▸ STATED GOAL:
Copy every line from the data below in which the string "picture" can be found.

--- DATASET SECTION ---

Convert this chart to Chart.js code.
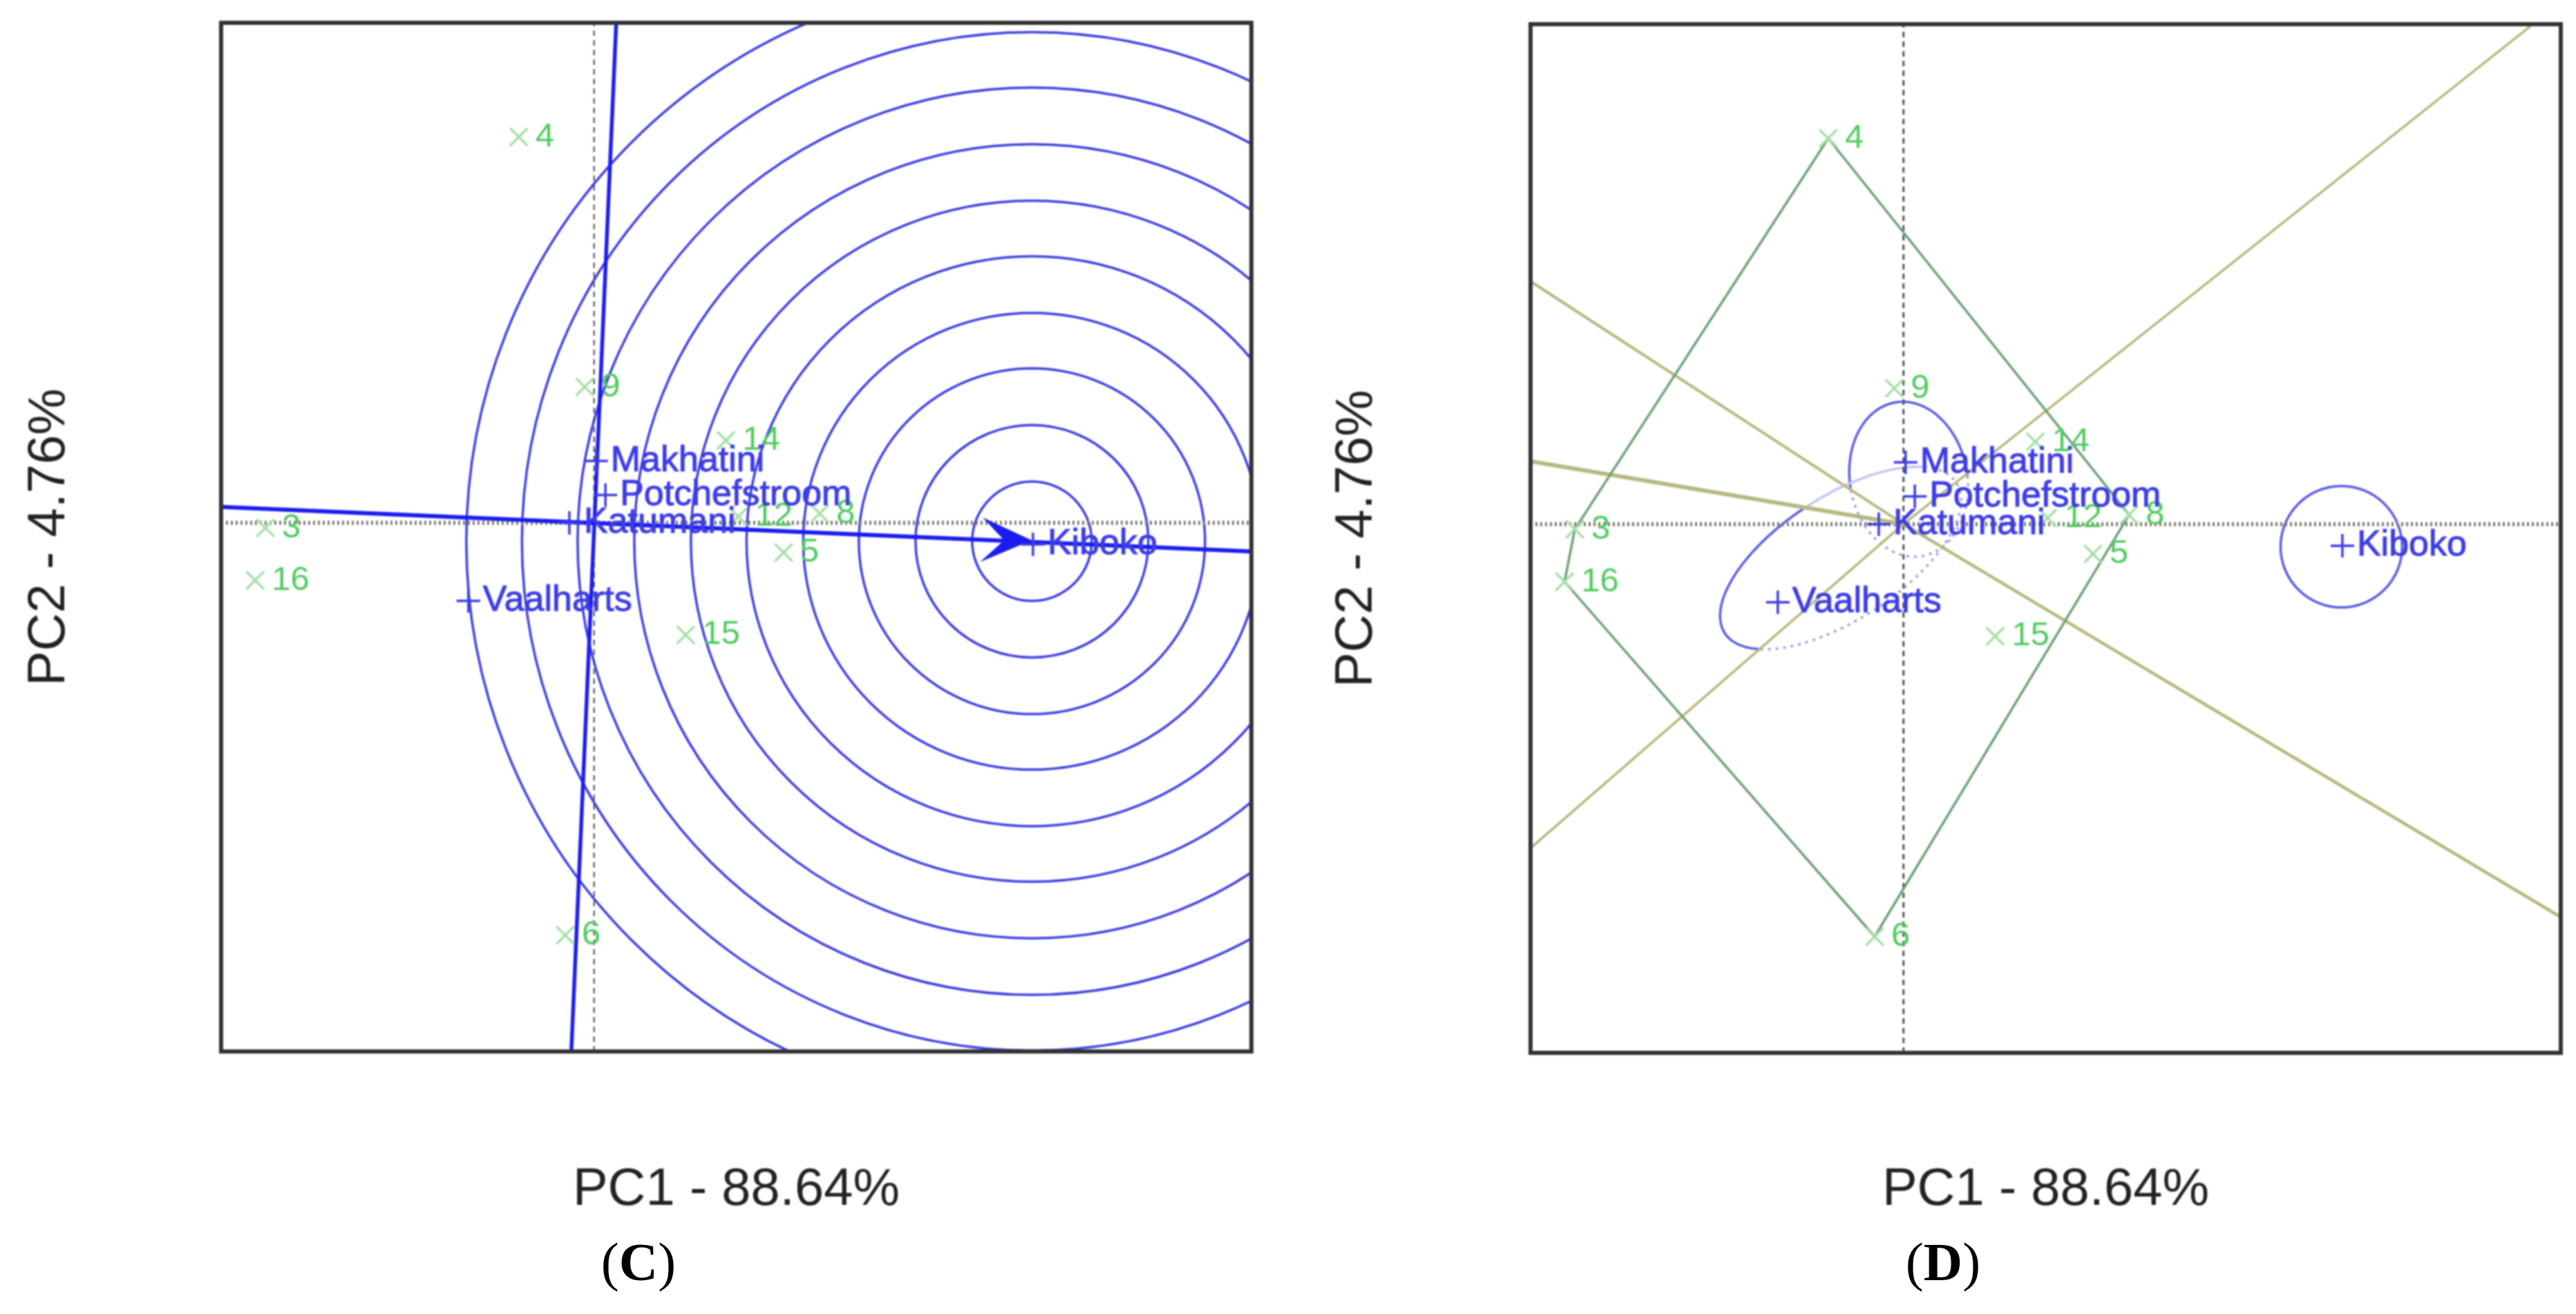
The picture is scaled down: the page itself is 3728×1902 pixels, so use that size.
<!DOCTYPE html>
<html>
<head>
<meta charset="utf-8">
<title>GGE biplots</title>
<script src="https://cdn.jsdelivr.net/npm/chart.js"></script>
<style>
  html, body { margin: 0; padding: 0; background: #fff; }
  body { position: relative; width: 3728px; height: 1902px; overflow: hidden; }
  canvas { position: absolute; top: 0; filter: blur(1.1px); }
  .panel { position: absolute; top: 1782px; font: 78px "Liberation Serif", serif; color: #000; transform: translateX(-50%); }
</style>
</head>
<body>
<canvas id="chartC" width="1864" height="1902" style="left:0"></canvas>
<canvas id="chartD" width="1864" height="1902" style="left:1864px"></canvas>
<div class="panel" style="left:924px">(<b>C</b>)</div>
<div class="panel" style="left:2812px">(<b>D</b>)</div>

<script>
// values, in biplot units (origin on the dotted lines)
const xMin = -3.62, xMax = 6.38;
const yMin = -5.14, yMax = 4.86;

const envNames = ['4', '9', '14', '12', '8', '5', '15', '3', '16', '6'];
const envX = [-0.73, -0.09, 1.28, 1.40, 2.19, 1.84, 0.89, -3.19, -3.29, -0.28];
const envY = [3.75, 1.32, 0.80, 0.06, 0.09, -0.29, -1.09, -0.05, -0.56, -4.01];

const genNames = ['Makhatini', 'Potchefstroom', 'Katumani', 'Vaalharts', 'Kiboko'];
const genX = [0.02, 0.11, -0.24, -1.22, 4.26];
const genY = [0.60, 0.27, 0.00, -0.76, -0.21];

// panel C: ideal genotype rings and ATC axes
const ringCentre = [4.25, -0.18];
const ringRadii = [0.58, 1.13, 1.68, 2.22, 2.77, 3.31, 3.86, 4.41, 4.95, 5.49];
const atcX = [-3.62, 6.38];
const atcY = [0.154, -0.28];
const ordX = [0.215, -0.221];
const ordY = [4.86, -5.14];
const arrowX = [4.23, 3.80, 3.99, 3.78, 4.23];
const arrowY = [-0.17, 0.03, -0.17, -0.36, -0.17];

// panel D: polygon vertices (index into env arrays) and sector rays from origin
const hullOrder = [0, 4, 9, 8, 7, 0];
const rayEndX = [6.11, -3.62, -3.62, -3.62, 6.38];
const rayEndY = [4.86, 2.36, 0.61, -3.15, -3.82];
const rayWidths = [3.5, 4, 6, 3.5, 4.5];

// panel D ovals: Kiboko, Makhatini, Vaalharts
const ovalCx = [4.25, 0.05, -0.61];
const ovalCy = [-0.22, 0.436, -0.33];
const ovalRx = [0.59, 0.57, 1.34];
const ovalRy = [0.59, 0.758, 0.60];
const ovalRot = [0, -10, -33];
const ovalFrom = [0, 181, 148];
const ovalTo = [360, 365, 268];
const ovalFaintTo = [360, 365, 330];

const blue = '#3c3ce6';
const green = '#4fcb5f';
const toXY = (xs, ys) => xs.map((x, i) => ({ x: x, y: ys[i] }));

function lineSet(data, color, width, dash) {
  return { data: data, showLine: true, borderColor: color, borderWidth: width, borderDash: dash || [], pointRadius: 0, fill: false };
}

function zeroLines(vWidth, vColor) {
  return [
    lineSet(toXY([xMin, xMax], [0, 0]), '#7d7d72', 6, [3, 4]),
    lineSet(toXY([0, 0], [yMin, yMax]), vColor, vWidth, [8, 6]),
  ];
}

const markerSets = [
  { data: toXY(envX, envY), pointStyle: 'crossRot', pointRadius: 18, pointBorderColor: '#a6dfa8', pointBorderWidth: 3.5, showLine: false, names: envNames, nameColor: green, nameFont: '49px "Liberation Sans"', nameGap: 24 },
  { data: toXY(genX, genY), pointStyle: 'cross', pointRadius: 17, pointBorderColor: blue, pointBorderWidth: 3.5, showLine: false, names: genNames, nameColor: blue, nameFont: '52px "Liberation Sans"', nameGap: 21, nameStroke: 1 },
];

const framePlugin = {
  id: 'frame',
  beforeDatasetsDraw(chart, args, opts) {
    const { ctx, chartArea: a, scales: { x, y } } = chart;
    const pxX = x.getPixelForValue(1) - x.getPixelForValue(0);
    const pxY = y.getPixelForValue(0) - y.getPixelForValue(1);
    ctx.save();
    ctx.beginPath();
    ctx.rect(a.left, a.top, a.width, a.height);
    ctx.clip();
    ctx.strokeStyle = '#3e3ee4';
    ctx.lineWidth = 3.5;
    (opts.rings || []).forEach(r => {
      ctx.beginPath();
      ctx.ellipse(x.getPixelForValue(ringCentre[0]), y.getPixelForValue(ringCentre[1]), r * pxX, r * pxY, 0, 0, Math.PI * 2);
      ctx.stroke();
    });
    if (opts.ovals) {
      const rad = Math.PI / 180;
      ovalCx.forEach((cx, i) => {
        const shape = [x.getPixelForValue(cx), y.getPixelForValue(ovalCy[i]), ovalRx[i] * pxX, ovalRy[i] * pxY, ovalRot[i] * rad];
        ctx.beginPath();
        ctx.ellipse(...shape, ovalFrom[i] * rad, ovalTo[i] * rad);
        ctx.strokeStyle = '#5a5ae4';
        ctx.stroke();
        ctx.beginPath();
        ctx.ellipse(...shape, ovalTo[i] * rad, ovalFaintTo[i] * rad);
        ctx.strokeStyle = '#c4c4f4';
        ctx.stroke();
        ctx.beginPath();
        ctx.ellipse(...shape, ovalFaintTo[i] * rad, (ovalFrom[i] + 360) * rad);
        ctx.setLineDash([4, 7]);
        ctx.strokeStyle = '#a0a0ea';
        ctx.stroke();
        ctx.setLineDash([]);
      });
    }
    ctx.restore();
  },
  afterDatasetsDraw(chart) {
    const { ctx, chartArea: a, scales: { x, y } } = chart;
    ctx.save();
    ctx.textBaseline = 'middle';
    chart.data.datasets.forEach(ds => {
      if (!ds.names) return;
      ctx.font = ds.nameFont;
      ctx.fillStyle = ds.nameColor;
      ctx.strokeStyle = ds.nameColor;
      ctx.lineWidth = ds.nameStroke || 0;
      ds.names.forEach((name, i) => {
        const px = x.getPixelForValue(ds.data[i].x) + ds.nameGap;
        const py = y.getPixelForValue(ds.data[i].y);
        ctx.fillText(name, px, py);
        if (ds.nameStroke) ctx.strokeText(name, px, py);
      });
    });
    ctx.strokeStyle = '#333333';
    ctx.lineWidth = 6;
    ctx.strokeRect(a.left, a.top, a.width, a.height);
    ctx.restore();
  }
};

function makeChart(id, datasets, pluginOpts, box) {
  return new Chart(document.getElementById(id), {
    type: 'scatter',
    data: { datasets: datasets },
    plugins: [framePlugin],
    options: {
      responsive: false,
      animation: false,
      devicePixelRatio: 1,
      layout: { padding: { top: box.top, right: box.right, left: 0, bottom: 0 } },
      plugins: { legend: { display: false }, tooltip: { enabled: false }, frame: pluginOpts },
      scales: {
        x: {
          type: 'linear', min: xMin, max: xMax,
          grid: { display: false }, border: { display: false }, ticks: { display: false },
          title: { display: true, text: 'PC1 - 88.64%', color: '#222', font: { family: 'Liberation Sans', size: 76 }, padding: { top: 0, bottom: 133 } },
          afterFit(s) { s.height = box.bottom; }
        },
        y: {
          type: 'linear', min: yMin, max: yMax,
          grid: { display: false }, border: { display: false }, ticks: { display: false },
          title: { display: true, text: 'PC2 - 4.76%', color: '#222', font: { family: 'Liberation Sans', size: 76 }, padding: { top: box.titleLeft, bottom: 0 } },
          afterFit(s) { s.width = box.left; }
        }
      }
    }
  });
}

const axisLines = [
  lineSet(toXY(atcX, atcY), '#1c1cf0', 6),
  lineSet(toXY(ordX, ordY), '#1c1cf0', 5.5),
  Object.assign(lineSet(toXY(arrowX, arrowY), '#1c1cf0', 2), { fill: 'shape', backgroundColor: '#1c1cf0' }),
];

const hullLine = lineSet(hullOrder.map(i => ({ x: envX[i], y: envY[i] })), '#6f9f76', 3.5);
const rayLines = rayEndX.map((x, i) => lineSet([{ x: 0, y: 0 }, { x: x, y: rayEndY[i] }], '#b8b87e', rayWidths[i]));

makeChart('chartC', [...markerSets, ...axisLines, ...zeroLines(2, '#444444')], { rings: ringRadii }, { top: 33, right: 53, bottom: 380, left: 320, titleLeft: 26 });
makeChart('chartD', [...markerSets, hullLine, ...rayLines, ...zeroLines(3, '#555555')], { ovals: true }, { top: 35, right: 22, bottom: 378, left: 351, titleLeft: 54 });
</script>
</body>
</html>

---

▸ WRITTEN SOLUTION:
The picture is scaled down: the page itself is 3728×1902 pixels, so use that size.

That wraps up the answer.